Hope you've all had good starts to 2012 and that your holiday knitting was more successful than mine!

Sunday, December 4, 2011

you act like you're hip to their tricks

I actually finished the knitting of this gift in time for the recipient's birthday, but then it languished as I thought that I had messed up the grafting. After deciding that it had to be finished over Thanksgiving, I realized that I had just pulled the grafting too tight, so it was actually fine after being loosened. (Apologies for everything that I said about the Knitty grafting garter stitch tutorial before that realization.)

Two attempts at weaving in the ends and I finally had a finished product that I liked well enough to gift.

It's the Millwater eternity cowl, made out of Plucky Knitter Primo Worsted in Dandy Lion colorway. I love this color and wish that it were one that I could wear.
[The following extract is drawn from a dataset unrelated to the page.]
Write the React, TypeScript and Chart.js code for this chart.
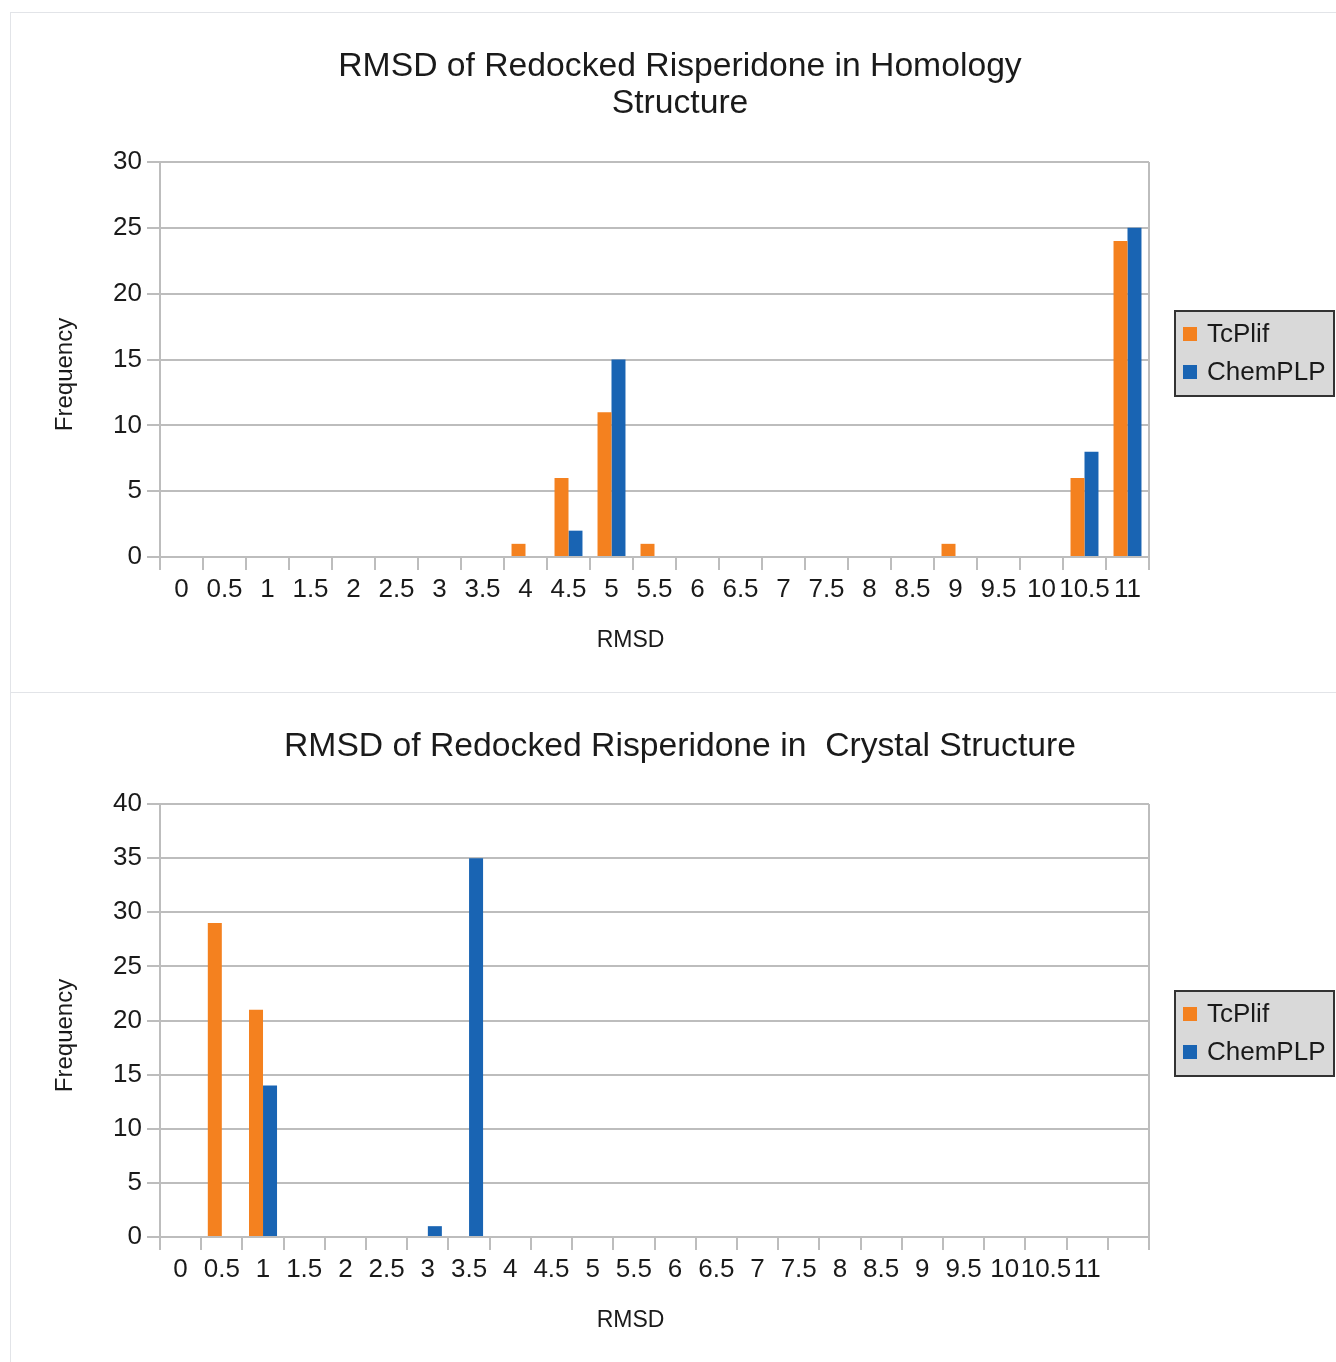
import React, { useEffect, useRef } from 'react';
import { Chart, registerables } from 'chart.js';

Chart.register(...registerables);

// ---------- data ----------
const topLabels = ['0', '0.5', '1', '1.5', '2', '2.5', '3', '3.5', '4', '4.5', '5', '5.5', '6', '6.5', '7', '7.5', '8', '8.5', '9', '9.5', '10', '10.5', '11'];
const topTcPlif = [0, 0, 0, 0, 0, 0, 0, 0, 1, 6, 11, 1, 0, 0, 0, 0, 0, 0, 1, 0, 0, 6, 24];
const topChemPLP = [0, 0, 0, 0, 0, 0, 0, 0, 0, 2, 15, 0, 0, 0, 0, 0, 0, 0, 0, 0, 0, 8, 25];

const bottomLabels = ['0', '0.5', '1', '1.5', '2', '2.5', '3', '3.5', '4', '4.5', '5', '5.5', '6', '6.5', '7', '7.5', '8', '8.5', '9', '9.5', '10', '10.5', '11', ''];
const bottomTcPlif = [0, 29, 21, 0, 0, 0, 0, 0, 0, 0, 0, 0, 0, 0, 0, 0, 0, 0, 0, 0, 0, 0, 0, 0];
const bottomChemPLP = [0, 0, 14, 0, 0, 0, 1, 35, 0, 0, 0, 0, 0, 0, 0, 0, 0, 0, 0, 0, 0, 0, 0, 0];

const seriesNames = ['TcPlif', 'ChemPLP'];
const topTitle = ['RMSD of Redocked Risperidone in Homology', 'Structure'];
const bottomTitle = 'RMSD of Redocked Risperidone in  Crystal Structure';
const xTitle = 'RMSD';
const yTitle = 'Frequency';
const topYMax = 30;
const bottomYMax = 40;
const yStep = 5;

// ---------- styles ----------
const FONT = '"Liberation Sans", Arial, sans-serif';
const ORANGE = '#f4811f';
const BLUE = '#1964b3';
const GRID = '#bdbdbd';
const TEXT = '#1a1a1a';
const CANVAS_W = 1340;
const PLOT_LEFT = 150;
const PLOT_RIGHT = 1139;
const PLOT_BOTTOM = 545;

function shiftTitle(s: any, dx: number, dy: number) {
  if (s.__shifted) return;
  const orig = s.drawTitle;
  s.drawTitle = function (this: any) {
    const ctx = this.ctx;
    ctx.save();
    ctx.translate(dx, dy);
    orig.call(this);
    ctx.restore();
  };
  s.__shifted = true;
}

const boxLegend = {
  id: 'boxLegend',
  afterDraw(chart: any) {
    const ctx = chart.ctx;
    ctx.save();
    const x = 1165, y = 299, w = 159, h = 85;
    ctx.fillStyle = '#d9d9d9';
    ctx.fillRect(x, y, w, h);
    ctx.strokeStyle = '#333333';
    ctx.lineWidth = 2;
    ctx.strokeRect(x, y, w, h);
    ctx.font = '26px ' + FONT;
    ctx.textBaseline = 'middle';
    ctx.textAlign = 'left';
    chart.data.datasets.forEach((ds: any, i: number) => {
      const cy = y + 23 + i * 38;
      ctx.fillStyle = ds.backgroundColor;
      ctx.fillRect(x + 8, cy - 7, 14, 14);
      ctx.fillStyle = TEXT;
      ctx.fillText(ds.label, x + 32, cy + 1);
    });
    ctx.restore();
  },
};

const rightBorder = {
  id: 'rightBorder',
  afterDatasetsDraw(chart: any) {
    const { ctx, chartArea } = chart;
    ctx.save();
    ctx.strokeStyle = GRID;
    ctx.lineWidth = 2;
    ctx.beginPath();
    ctx.moveTo(chartArea.right, chartArea.top);
    ctx.lineTo(chartArea.right, chartArea.bottom + 13);
    ctx.stroke();
    ctx.restore();
  },
};

function makeConfig(
  labels: string[],
  a: number[],
  b: number[],
  title: string | string[],
  yMax: number,
  height: number,
  catPct: number,
  titlePad: { top: number; bottom: number },
  xTitlePadBottom: number
): any {
  return {
    type: 'bar',
    data: {
      labels,
      datasets: [
        { label: seriesNames[0], data: a, backgroundColor: ORANGE, borderWidth: 0, categoryPercentage: catPct, barPercentage: 1 },
        { label: seriesNames[1], data: b, backgroundColor: BLUE, borderWidth: 0, categoryPercentage: catPct, barPercentage: 1 },
      ],
    },
    options: {
      responsive: false,
      animation: false,
      devicePixelRatio: 1,
      layout: { padding: 0 },
      plugins: {
        legend: { display: false },
        tooltip: { enabled: false },
        title: {
          display: true,
          text: title,
          color: TEXT,
          font: { family: FONT, size: 33.7, weight: 'normal', lineHeight: 37 / 33.7 },
          padding: titlePad,
        },
      },
      scales: {
        x: {
          offset: true,
          grid: { display: true, drawOnChartArea: false, drawTicks: true, tickLength: 13, color: GRID, lineWidth: 2, offset: true },
          border: { display: true, color: GRID, width: 2 },
          ticks: { autoSkip: false, maxRotation: 0, minRotation: 0, padding: 4, color: TEXT, font: { family: FONT, size: 26, lineHeight: 1.2 } },
          title: { display: true, text: xTitle, color: TEXT, font: { family: FONT, size: 23, lineHeight: 1.2 }, padding: { top: 0, bottom: xTitlePadBottom } },
          afterFit: (s: any) => { s.height = height - PLOT_BOTTOM; shiftTitle(s, -24, 0); },
        },
        y: {
          min: 0,
          max: yMax,
          ticks: { stepSize: yStep, padding: 5, color: TEXT, font: { family: FONT, size: 26, lineHeight: 1.2 } },
          grid: { color: GRID, lineWidth: 2, drawTicks: true, tickLength: 13 },
          border: { display: true, color: GRID, width: 2 },
          title: { display: true, text: yTitle, color: TEXT, font: { family: FONT, size: 24, lineHeight: 1.2 }, padding: { top: 41, bottom: 0 } },
          afterFit: (s: any) => { s.width = PLOT_LEFT; shiftTitle(s, 0, 15); },
        },
        yRightSpace: {
          type: 'linear',
          position: 'right',
          display: true,
          grid: { display: false, drawTicks: false },
          border: { display: false },
          ticks: { display: false },
          afterFit: (s: any) => { s.width = CANVAS_W - PLOT_RIGHT; },
        },
      },
    },
    plugins: [boxLegend, rightBorder],
  };
}

function ChartCanvas({ config, width, height }: { config: any; width: number; height: number }) {
  const ref = useRef<HTMLCanvasElement | null>(null);
  useEffect(() => {
    if (!ref.current) return;
    const chart = new Chart(ref.current, config);
    return () => chart.destroy();
  }, [config]);
  return <canvas ref={ref} width={width} height={height} style={{ width, height, display: 'block' }} />;
}

const topConfig = makeConfig(topLabels, topTcPlif, topChemPLP, topTitle, topYMax, 680, 0.65, { top: 36, bottom: 40 }, 38);
const bottomConfig = makeConfig(bottomLabels, bottomTcPlif, bottomChemPLP, bottomTitle, bottomYMax, 670, 0.68, { top: 36, bottom: 39 }, 28);

export default function App() {
  return (
    <div style={{ position: 'absolute', left: 0, top: 0, width: 1336, height: 1362, overflow: 'hidden', background: '#ffffff' }}>
      <div style={{ position: 'absolute', left: 10, top: 12, width: CANVAS_W, height: 680 }}>
        <ChartCanvas config={topConfig} width={CANVAS_W} height={680} />
      </div>
      <div style={{ position: 'absolute', left: 10, top: 692, width: CANVAS_W, height: 670 }}>
        <ChartCanvas config={bottomConfig} width={CANVAS_W} height={670} />
      </div>
      <div style={{ position: 'absolute', left: 10, top: 12, width: 1326, height: 1, background: '#e2e4e8' }} />
      <div style={{ position: 'absolute', left: 10, top: 692, width: 1326, height: 1, background: '#e2e4e8' }} />
      <div style={{ position: 'absolute', left: 10, top: 12, width: 1, height: 1350, background: '#e2e4e8' }} />
    </div>
  );
}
But gifting it is second best. Rav details here.
(wrapped double)

I am actually working on another gift that uses Dandy Lion in Primo fingering so I've had the chance to enjoy this color a little longer.

And now in a color I can wear, the Narragansett sweater in Primo Worsted Narragansett Gray.
I've yet to get a good picture of this one, but it is wonderfully soft to wear, even if it does fall off my shoulders all the time. I loved knitting this pattern, despite its long hiatus due to the summer heat, and expect that I will enjoy wearing it as well. I made the sleeves full length, although I'm not entirely sure that they shouldn't be three-quarters length for proportion's-sake, and I left off the hip detail. Rav details here.

And, finally, because handknits-in-action always make me happy: an action shot of that cardigan where it fits much better and where you get to see MRB's newly-discovered fish face.
Hope you all had lovely Thanksgivings!